Nunca fui mãe e dificilmente serei um dia (apesar que a ciência é meio maluca). Mas imagino que o primeiro olhar que a mãe dá ao seu filho é repleto de amor. O que me faz ficar confuso quando vejo casos na TV sobre crianças órfãs.
Teve um dia, depois de passar a tarde vendo TV, perguntei para mamãe o que ela faria se ela e o papai perdessem o emprego. Ela disse que procurariam outro e no meio tempo dariam um jeito de sustentar a gente. Foi um alívio quando ela não citou a possibilidade de me abandonar. Porém não me dei por satisfeito e perguntei se ela me abandonaria caso a gente ficasse muito pobre ou se eu aprontasse demais. Ela então abriu aquele sorriso de mãe, que cura mais que mertiolate. Disse que independentemente do que acontecesse ela sempre me amaria. E como mamãe não mente, acreditei nela.
Será então que algumas mães fingem que não amam? Ou será que mesmo amando são obrigadas a fingir não amar? Eu sei que existem mães que se mostram indiferentes. Mas será que elas não amam, mesmo assim?
Acho que a única forma de não se amar alguém que veio de você é não amando a si mesmo.
Do mesmo jeito que acho que as vezes se tem tanto amor no coração, que amam filhos que não são de sangue, só de coração. Não é preciso ter filhos para ser, de fato, mãe.
Hoje, mais que nos outros dias, desejo que todos encontrem o amor de mãe em alguém.

sábado, 9 de maio de 2009

Cap. 06: Chuva

Estava brincando com o Pedrinho e suas bolinhas de gude no quintal, até que começou a chover. O Pedrinho saiu correndo para dentro de casa, abandonando o jogo mesmo estando ganhando. Mas eu continuei onde estava. Olhei para cima e vi além do céu cinza. Vi o infinito. Afinal de onde mais poderia vir a chuva?
Um sorriso brotou em meu rosto, mas durou muito pouco. Mamãe ralhou comigo para que entrasse e não ficasse doente. Não entendo. O chuveiro é uma mini chuva e ela me obriga a tomar banho todos os dias! Mesmo assim entrei, não queria correr o risco de ficar sem sobremesa.
Me pus a olhar o lado de fora, com inveja daqueles que estavam na chuva. Me surpreendi ao ver que nenhum deles parecia gostar estar do lado de fora. Pareciam todos zangados e apressados, principalmente a moça bem vestida de pasta na cabeça. Parece que ninguém vê o milagre.

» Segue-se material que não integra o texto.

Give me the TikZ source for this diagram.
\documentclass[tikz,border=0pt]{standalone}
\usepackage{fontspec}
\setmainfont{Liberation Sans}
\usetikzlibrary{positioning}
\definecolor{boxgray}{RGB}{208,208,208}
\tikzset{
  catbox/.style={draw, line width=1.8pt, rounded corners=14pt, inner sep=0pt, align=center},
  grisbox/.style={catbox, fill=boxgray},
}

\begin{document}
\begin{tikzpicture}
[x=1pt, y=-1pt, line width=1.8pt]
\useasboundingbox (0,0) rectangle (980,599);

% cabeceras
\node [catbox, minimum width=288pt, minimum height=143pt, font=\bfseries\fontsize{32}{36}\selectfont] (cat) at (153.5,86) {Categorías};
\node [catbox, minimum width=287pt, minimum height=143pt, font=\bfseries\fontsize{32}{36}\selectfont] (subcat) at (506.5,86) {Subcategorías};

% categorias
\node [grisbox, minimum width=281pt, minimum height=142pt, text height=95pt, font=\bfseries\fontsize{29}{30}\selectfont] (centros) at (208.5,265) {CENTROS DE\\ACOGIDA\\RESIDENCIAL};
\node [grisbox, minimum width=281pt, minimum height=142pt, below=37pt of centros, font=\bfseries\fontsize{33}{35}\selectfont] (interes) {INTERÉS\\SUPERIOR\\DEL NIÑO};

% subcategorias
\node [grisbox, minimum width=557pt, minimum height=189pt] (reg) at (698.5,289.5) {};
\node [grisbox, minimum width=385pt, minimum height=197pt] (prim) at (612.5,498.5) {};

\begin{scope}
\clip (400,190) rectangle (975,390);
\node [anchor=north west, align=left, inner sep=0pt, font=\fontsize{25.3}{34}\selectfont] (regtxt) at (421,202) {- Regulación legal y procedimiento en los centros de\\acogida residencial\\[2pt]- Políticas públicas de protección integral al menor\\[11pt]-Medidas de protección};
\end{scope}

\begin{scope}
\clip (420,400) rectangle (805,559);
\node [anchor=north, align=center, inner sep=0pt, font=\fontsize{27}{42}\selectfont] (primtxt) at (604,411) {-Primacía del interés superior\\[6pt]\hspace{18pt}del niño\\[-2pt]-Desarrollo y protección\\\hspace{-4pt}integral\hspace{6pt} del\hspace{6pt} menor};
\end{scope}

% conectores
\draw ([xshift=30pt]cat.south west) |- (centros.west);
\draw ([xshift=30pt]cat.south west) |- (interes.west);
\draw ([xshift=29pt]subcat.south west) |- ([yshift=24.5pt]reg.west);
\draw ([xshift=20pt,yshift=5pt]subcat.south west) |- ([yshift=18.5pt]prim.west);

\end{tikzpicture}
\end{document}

A chuva para mim é um milagre. Um presente. A chuva faz as flores do jardim abrirem para mamãe sorrir. A chuva faz a vida viver.
Não sei o que faz a chuva acontecer. Talvez seja o céu chorando. Talvez seja o Papai nos regando. Talvez a chance da gente florescer.

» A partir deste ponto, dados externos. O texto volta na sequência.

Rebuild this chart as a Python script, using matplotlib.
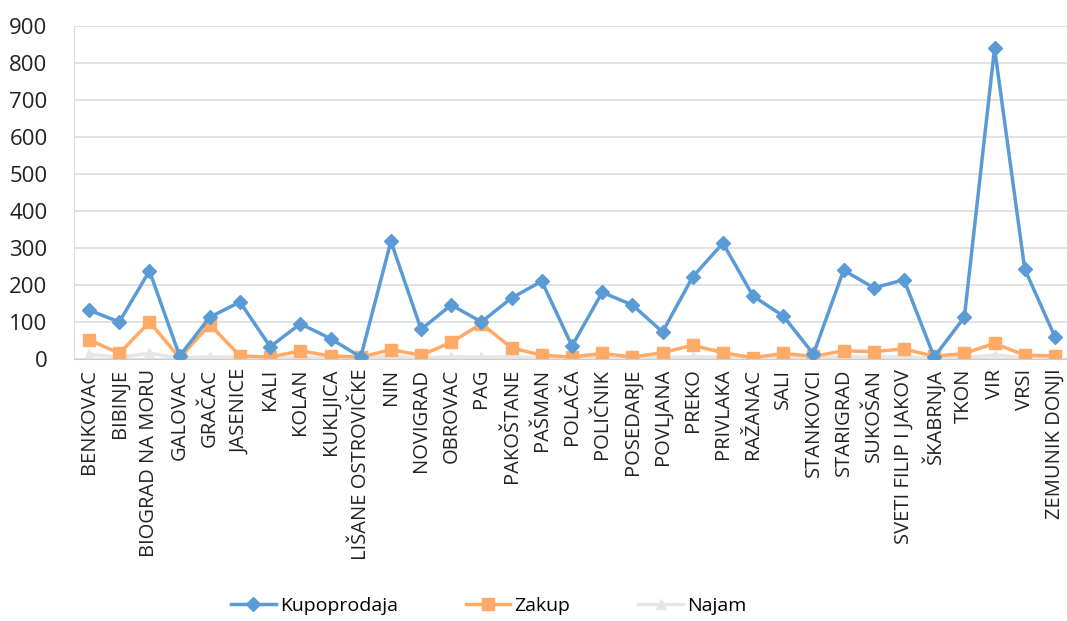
import matplotlib
matplotlib.use("Agg")
from matplotlib import pyplot as plt

municipalities = [
    "BENKOVAC", "BIBINJE", "BIOGRAD NA MORU", "GALOVAC", "GRAČAC", "JASENICE",
    "KALI", "KOLAN", "KUKLJICA", "LIŠANE OSTROVIČKE", "NIN", "NOVIGRAD",
    "OBROVAC", "PAG", "PAKOŠTANE", "PAŠMAN", "POLAČA", "POLIČNIK",
    "POSEDARJE", "POVLJANA", "PREKO", "PRIVLAKA", "RAŽANAC", "SALI",
    "STANKOVCI", "STARIGRAD", "SUKOŠAN", "SVETI FILIP I JAKOV", "ŠKABRNJA",
    "TKON", "VIR", "VRSI", "ZEMUNIK DONJI",
]
kupoprodaja = [132, 100, 238, 8, 113, 154, 33, 95, 55, 5, 318, 80, 146, 100,
               165, 210, 35, 180, 146, 73, 222, 313, 170, 116, 13, 240, 192,
               214, 5, 113, 840, 243, 60]
zakup = [52, 15, 100, 3, 93, 8, 5, 22, 8, 5, 25, 10, 45, 95, 30, 10, 5, 15,
         5, 17, 37, 17, 3, 15, 7, 22, 20, 27, 7, 15, 42, 10, 8]
najam = [12, 5, 15, 3, 6, 4, 3, 5, 4, 2, 8, 3, 6, 5, 6, 4, 2, 5, 3, 4, 6,
         5, 2, 4, 2, 6, 5, 6, 2, 4, 10, 4, 3]

plt.rcParams["font.family"] = ["Open Sans", "DejaVu Sans"]

fig = plt.figure(figsize=(10.67, 6.21), dpi=100)
ax = fig.add_axes([74 / 1067, 0.422, 996 / 1067, 0.536])

x = range(len(municipalities))
ax.plot(x, kupoprodaja, color="#5B9BD5", lw=2.5, marker="D", ms=7.5, label="Kupoprodaja", zorder=3)
ax.plot(x, zakup, color="#FFAA66", lw=2.5, marker="s", ms=8, label="Zakup", zorder=2)
ax.plot(x, najam, color="#E6E6E6", lw=2.5, marker="^", ms=7, label="Najam", zorder=1)

ax.set_xlim(-0.5, len(municipalities) - 0.5)
ax.set_ylim(0, 900)
ax.set_yticks(range(0, 901, 100))
ax.set_xticks(list(x))
ax.set_xticklabels(municipalities, rotation=90, fontsize=14.5, color="#222222")
ax.tick_params(axis="y", labelsize=16, colors="#222222", length=0, pad=19)
ax.tick_params(axis="x", length=0, pad=7)
ax.grid(axis="y", color="#DDDDDD", lw=1.2)
ax.set_axisbelow(True)
for s in ["top", "right"]:
    ax.spines[s].set_visible(False)
ax.spines["bottom"].set_color("#CCCCCC")
ax.spines["left"].set_color("#DDDDDD")

fig.legend(loc="center", bbox_to_anchor=(0.458, 0.024), ncol=3, frameon=False,
           fontsize=14, handlelength=2.3, handletextpad=0.2, columnspacing=3.5)
fig.savefig("out.png", dpi=100)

Me pergunto se em meio as lágrimas que veem do céu não está misturada a saudade daqueles que agora moram por lá. Me pergunto se as lágrimas dos que aqui sentem saudade também encontram uma forma de chegar por lá.

A chuva para mim também é sinônimo de saudade.

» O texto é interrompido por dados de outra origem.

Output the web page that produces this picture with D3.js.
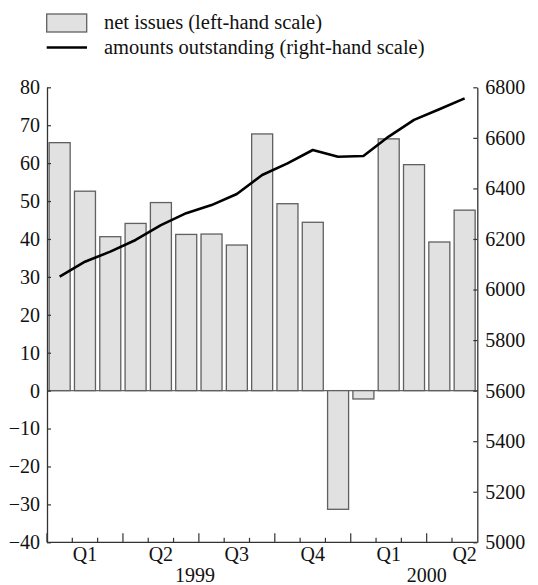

quinta-feira, 7 de maio de 2009

Cap. 05: Macacos

Acho macaco uma coisa danada de legal. Hoje aprendi na aula de ciências que os humanos vieram dos macacos. Mas vovó já tinha me ensinado que somos todos descendentes de Adão e Eva. Cheguei a conclusão que Adão e Eva eram macacos, e devido as suas macacadas foram expulsos do Paraíso. Afinal, Deus disse para não comer maçã, assim como mamãe me fala para não pegar biscoito do pote azul. No fim, nós três ficamos de castigo.
Os macacos são mega presentes em nossas vidas. Mamãe sempre me chama de macaquinho quando me penduro nos móveis.
Quando perguntei para o papai porque ele não era astronauta ele me disse cada macaco no seu galho! O vovô quando fica abismado diz macacos me mordam! Já mamãe, que acha que não sei que ela fala palavras feias também, sempre usa expressões alternativas, como quando manda alguém pentear macaco. Por fim, vovó é uma típica macaca velha, cheia de manias.
Viu só? Uma macacada só! Isso sem contar os micos!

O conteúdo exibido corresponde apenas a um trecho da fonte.